>> begin Collected material

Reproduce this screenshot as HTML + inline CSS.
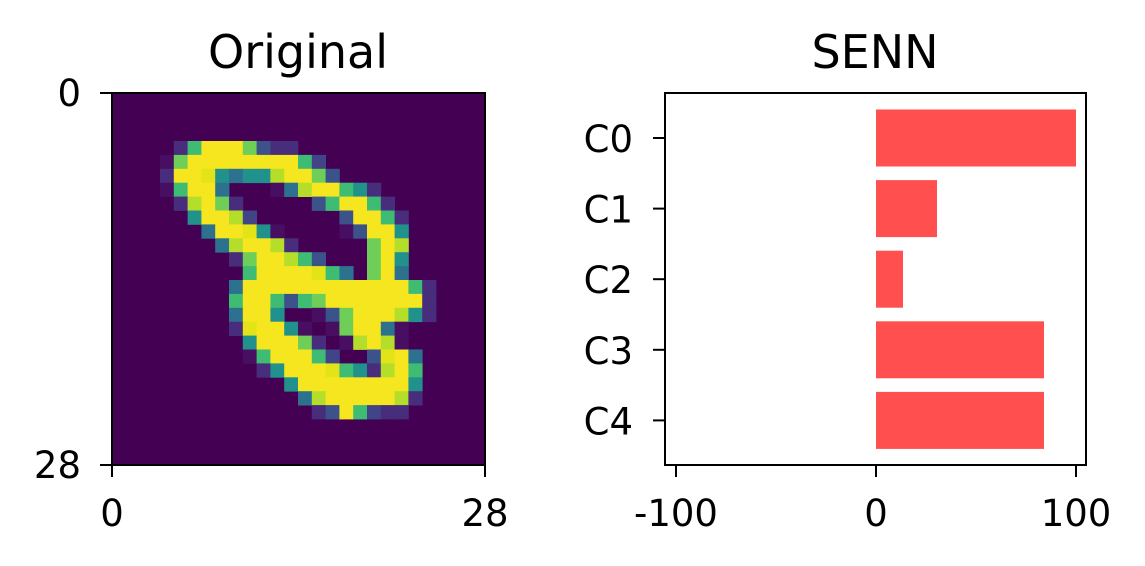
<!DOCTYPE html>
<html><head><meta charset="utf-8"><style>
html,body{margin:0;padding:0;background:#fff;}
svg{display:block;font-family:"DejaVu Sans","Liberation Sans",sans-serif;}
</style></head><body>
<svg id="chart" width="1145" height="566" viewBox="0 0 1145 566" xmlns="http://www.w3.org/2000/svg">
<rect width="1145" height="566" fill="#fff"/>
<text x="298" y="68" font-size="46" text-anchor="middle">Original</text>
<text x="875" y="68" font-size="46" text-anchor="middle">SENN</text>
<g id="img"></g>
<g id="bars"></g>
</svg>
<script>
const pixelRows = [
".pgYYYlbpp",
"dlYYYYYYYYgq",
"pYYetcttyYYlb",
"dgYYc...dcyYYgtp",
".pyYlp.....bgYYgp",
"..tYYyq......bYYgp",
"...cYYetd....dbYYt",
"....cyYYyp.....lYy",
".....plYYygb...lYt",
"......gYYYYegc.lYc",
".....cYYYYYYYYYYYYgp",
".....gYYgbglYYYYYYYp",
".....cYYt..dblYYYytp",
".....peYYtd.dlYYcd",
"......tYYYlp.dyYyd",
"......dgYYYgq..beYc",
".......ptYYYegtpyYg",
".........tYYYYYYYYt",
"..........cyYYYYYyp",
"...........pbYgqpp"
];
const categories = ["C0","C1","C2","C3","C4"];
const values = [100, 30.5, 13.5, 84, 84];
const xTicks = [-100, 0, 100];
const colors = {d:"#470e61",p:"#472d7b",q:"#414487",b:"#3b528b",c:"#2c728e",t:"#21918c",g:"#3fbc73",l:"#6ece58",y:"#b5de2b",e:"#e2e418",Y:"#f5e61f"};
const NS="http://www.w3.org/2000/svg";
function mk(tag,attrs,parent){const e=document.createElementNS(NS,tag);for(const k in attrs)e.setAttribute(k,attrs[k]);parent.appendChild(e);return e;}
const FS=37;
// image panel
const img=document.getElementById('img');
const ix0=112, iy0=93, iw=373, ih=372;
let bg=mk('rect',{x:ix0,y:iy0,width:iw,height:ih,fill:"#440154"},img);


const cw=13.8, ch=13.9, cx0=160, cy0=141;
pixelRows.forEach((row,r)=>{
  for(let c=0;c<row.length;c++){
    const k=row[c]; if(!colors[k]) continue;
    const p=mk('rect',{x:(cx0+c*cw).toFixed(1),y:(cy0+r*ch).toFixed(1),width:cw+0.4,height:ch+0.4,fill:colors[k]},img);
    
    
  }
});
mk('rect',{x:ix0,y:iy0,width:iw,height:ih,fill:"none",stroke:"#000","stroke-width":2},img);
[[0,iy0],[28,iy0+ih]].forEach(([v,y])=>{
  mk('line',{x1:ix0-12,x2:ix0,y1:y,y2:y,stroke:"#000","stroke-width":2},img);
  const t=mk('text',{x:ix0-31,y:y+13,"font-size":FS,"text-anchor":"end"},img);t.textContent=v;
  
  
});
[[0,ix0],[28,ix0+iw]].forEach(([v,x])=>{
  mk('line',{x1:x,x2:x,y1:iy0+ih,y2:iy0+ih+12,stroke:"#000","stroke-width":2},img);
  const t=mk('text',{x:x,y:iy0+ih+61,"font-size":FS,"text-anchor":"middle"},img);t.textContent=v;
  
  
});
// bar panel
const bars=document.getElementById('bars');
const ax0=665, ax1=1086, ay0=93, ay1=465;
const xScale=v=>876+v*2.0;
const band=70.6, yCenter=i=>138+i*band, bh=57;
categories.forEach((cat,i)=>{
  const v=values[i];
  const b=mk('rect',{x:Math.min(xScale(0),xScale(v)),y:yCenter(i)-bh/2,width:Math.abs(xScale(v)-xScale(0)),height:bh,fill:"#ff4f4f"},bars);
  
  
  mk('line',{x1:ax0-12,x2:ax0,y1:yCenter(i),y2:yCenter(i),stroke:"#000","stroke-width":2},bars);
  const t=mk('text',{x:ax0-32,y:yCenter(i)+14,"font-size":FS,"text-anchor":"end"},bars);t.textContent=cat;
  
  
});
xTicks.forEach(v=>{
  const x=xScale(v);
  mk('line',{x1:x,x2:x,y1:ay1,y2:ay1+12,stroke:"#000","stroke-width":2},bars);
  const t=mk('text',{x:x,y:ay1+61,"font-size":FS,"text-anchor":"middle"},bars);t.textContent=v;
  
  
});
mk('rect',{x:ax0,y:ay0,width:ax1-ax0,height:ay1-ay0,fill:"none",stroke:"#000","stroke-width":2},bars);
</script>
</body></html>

>> end Collected material

- _Given exercise_
Strip out the pictures and quote the remaining data word for word.

- _Reply to the exercise_
Reproduce this screenshot as HTML + inline CSS.
<!DOCTYPE html>
<html><head><meta charset="utf-8"><style>
html,body{margin:0;padding:0;background:#fff;}
svg{display:block;font-family:"DejaVu Sans","Liberation Sans",sans-serif;}
</style></head><body>
<svg id="chart" width="1145" height="566" viewBox="0 0 1145 566" xmlns="http://www.w3.org/2000/svg">
<rect width="1145" height="566" fill="#fff"/>
<text x="298" y="68" font-size="46" text-anchor="middle">Original</text>
<text x="875" y="68" font-size="46" text-anchor="middle">SENN</text>
<g id="img"></g>
<g id="bars"></g>
</svg>
<script>
const pixelRows = [
".pgYYYlbpp",
"dlYYYYYYYYgq",
"pYYetcttyYYlb",
"dgYYc...dcyYYgtp",
".pyYlp.....bgYYgp",
"..tYYyq......bYYgp",
"...cYYetd....dbYYt",
"....cyYYyp.....lYy",
".....plYYygb...lYt",
"......gYYYYegc.lYc",
".....cYYYYYYYYYYYYgp",
".....gYYgbglYYYYYYYp",
".....cYYt..dblYYYytp",
".....peYYtd.dlYYcd",
"......tYYYlp.dyYyd",
"......dgYYYgq..beYc",
".......ptYYYegtpyYg",
".........tYYYYYYYYt",
"..........cyYYYYYyp",
"...........pbYgqpp"
];
const categories = ["C0","C1","C2","C3","C4"];
const values = [100, 30.5, 13.5, 84, 84];
const xTicks = [-100, 0, 100];
const colors = {d:"#470e61",p:"#472d7b",q:"#414487",b:"#3b528b",c:"#2c728e",t:"#21918c",g:"#3fbc73",l:"#6ece58",y:"#b5de2b",e:"#e2e418",Y:"#f5e61f"};
const NS="http://www.w3.org/2000/svg";
function mk(tag,attrs,parent){const e=document.createElementNS(NS,tag);for(const k in attrs)e.setAttribute(k,attrs[k]);parent.appendChild(e);return e;}
const FS=37;
// image panel
const img=document.getElementById('img');
const ix0=112, iy0=93, iw=373, ih=372;
let bg=mk('rect',{x:ix0,y:iy0,width:iw,height:ih,fill:"#440154"},img);


const cw=13.8, ch=13.9, cx0=160, cy0=141;
pixelRows.forEach((row,r)=>{
  for(let c=0;c<row.length;c++){
    const k=row[c]; if(!colors[k]) continue;
    const p=mk('rect',{x:(cx0+c*cw).toFixed(1),y:(cy0+r*ch).toFixed(1),width:cw+0.4,height:ch+0.4,fill:colors[k]},img);
    
    
  }
});
mk('rect',{x:ix0,y:iy0,width:iw,height:ih,fill:"none",stroke:"#000","stroke-width":2},img);
[[0,iy0],[28,iy0+ih]].forEach(([v,y])=>{
  mk('line',{x1:ix0-12,x2:ix0,y1:y,y2:y,stroke:"#000","stroke-width":2},img);
  const t=mk('text',{x:ix0-31,y:y+13,"font-size":FS,"text-anchor":"end"},img);t.textContent=v;
  
  
});
[[0,ix0],[28,ix0+iw]].forEach(([v,x])=>{
  mk('line',{x1:x,x2:x,y1:iy0+ih,y2:iy0+ih+12,stroke:"#000","stroke-width":2},img);
  const t=mk('text',{x:x,y:iy0+ih+61,"font-size":FS,"text-anchor":"middle"},img);t.textContent=v;
  
  
});
// bar panel
const bars=document.getElementById('bars');
const ax0=665, ax1=1086, ay0=93, ay1=465;
const xScale=v=>876+v*2.0;
const band=70.6, yCenter=i=>138+i*band, bh=57;
categories.forEach((cat,i)=>{
  const v=values[i];
  const b=mk('rect',{x:Math.min(xScale(0),xScale(v)),y:yCenter(i)-bh/2,width:Math.abs(xScale(v)-xScale(0)),height:bh,fill:"#ff4f4f"},bars);
  
  
  mk('line',{x1:ax0-12,x2:ax0,y1:yCenter(i),y2:yCenter(i),stroke:"#000","stroke-width":2},bars);
  const t=mk('text',{x:ax0-32,y:yCenter(i)+14,"font-size":FS,"text-anchor":"end"},bars);t.textContent=cat;
  
  
});
xTicks.forEach(v=>{
  const x=xScale(v);
  mk('line',{x1:x,x2:x,y1:ay1,y2:ay1+12,stroke:"#000","stroke-width":2},bars);
  const t=mk('text',{x:x,y:ay1+61,"font-size":FS,"text-anchor":"middle"},bars);t.textContent=v;
  
  
});
mk('rect',{x:ax0,y:ay0,width:ax1-ax0,height:ay1-ay0,fill:"none",stroke:"#000","stroke-width":2},bars);
</script>
</body></html>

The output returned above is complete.